Venezuela slid into a recession last year after five years of oil-fueled growth, and Chavez said the country should produce more non-oil products and refrain from unnecessary imports.
"Last year we imported 90 million pairs of shoes, for the love of God," Chavez said. "We can make all of that ourselves — shoes, clothes, almost everything is imported."
Imports now falling under the less favorable rate include automobiles, telecommunications goods, computers, appliances, alcohol and tobacco.
The government has maintained strict controls on the amount of bolivars that can be exchanged for dollars since 2003 in an effort to diminish capital flight.
It also kept a fixed exchange rate that varied widely from the bolivar's real value on the black market and in bond trading. Lately the bolivar has fetched little more than one-third of its official rate in market trading, hovering at about 6 bolivars to the dollar.

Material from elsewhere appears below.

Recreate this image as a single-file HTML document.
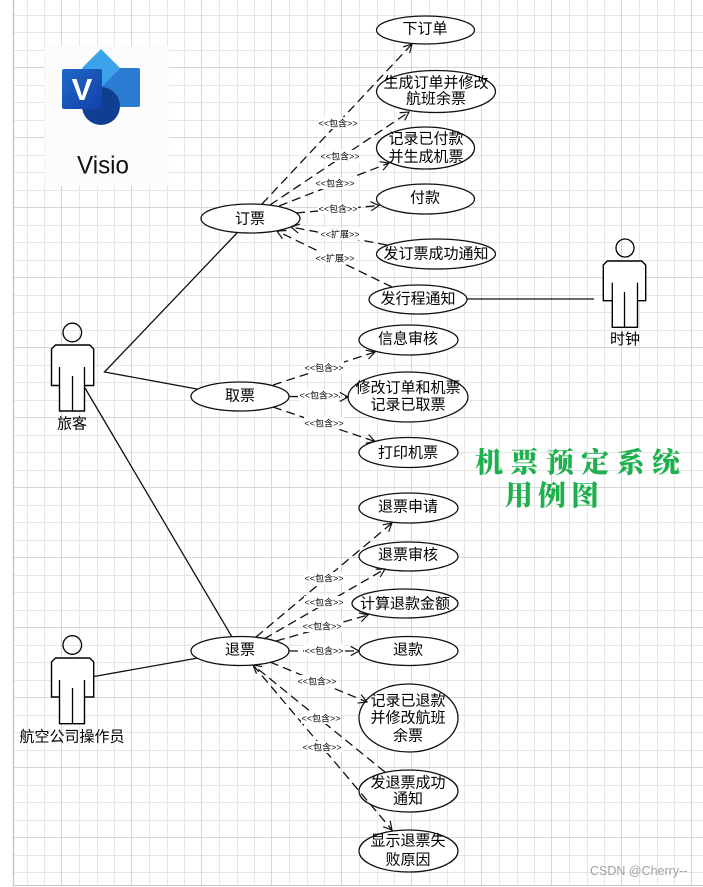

Chavez called that rate a "product of speculation" and said "we're going to combat it with a strong intervention by the Central Bank and the government" in the parallel bond market. He didn't elaborate, but the aim is apparently to further narrow the gap between official and unofficial rates.
Economist Pedro Palma, of the Caracas consulting firm MetroEconomica, said the government was forced to accept that a large disparity between the official and unofficial rates was no longer viable.
"Inflation is going to shoot up, but it's a necessity to correct a tremendous accumulated imbalance," Palma said.
Noel Alvarez, president of the country's largest business chamber, Fedecamaras, called the new rates "a positive measure" but criticized the currency controls still in place, saying they have been inefficient in controlling inflation and weakened both national and foreign investment.
Chavez said the new exchange rates will benefit government coffers for spending on development projects. Saying the country's reserves of foreign currencies stand at about $35 billion, he said the Central Bank will soon transfer $7 billion of that to a government development fund for domestic spending.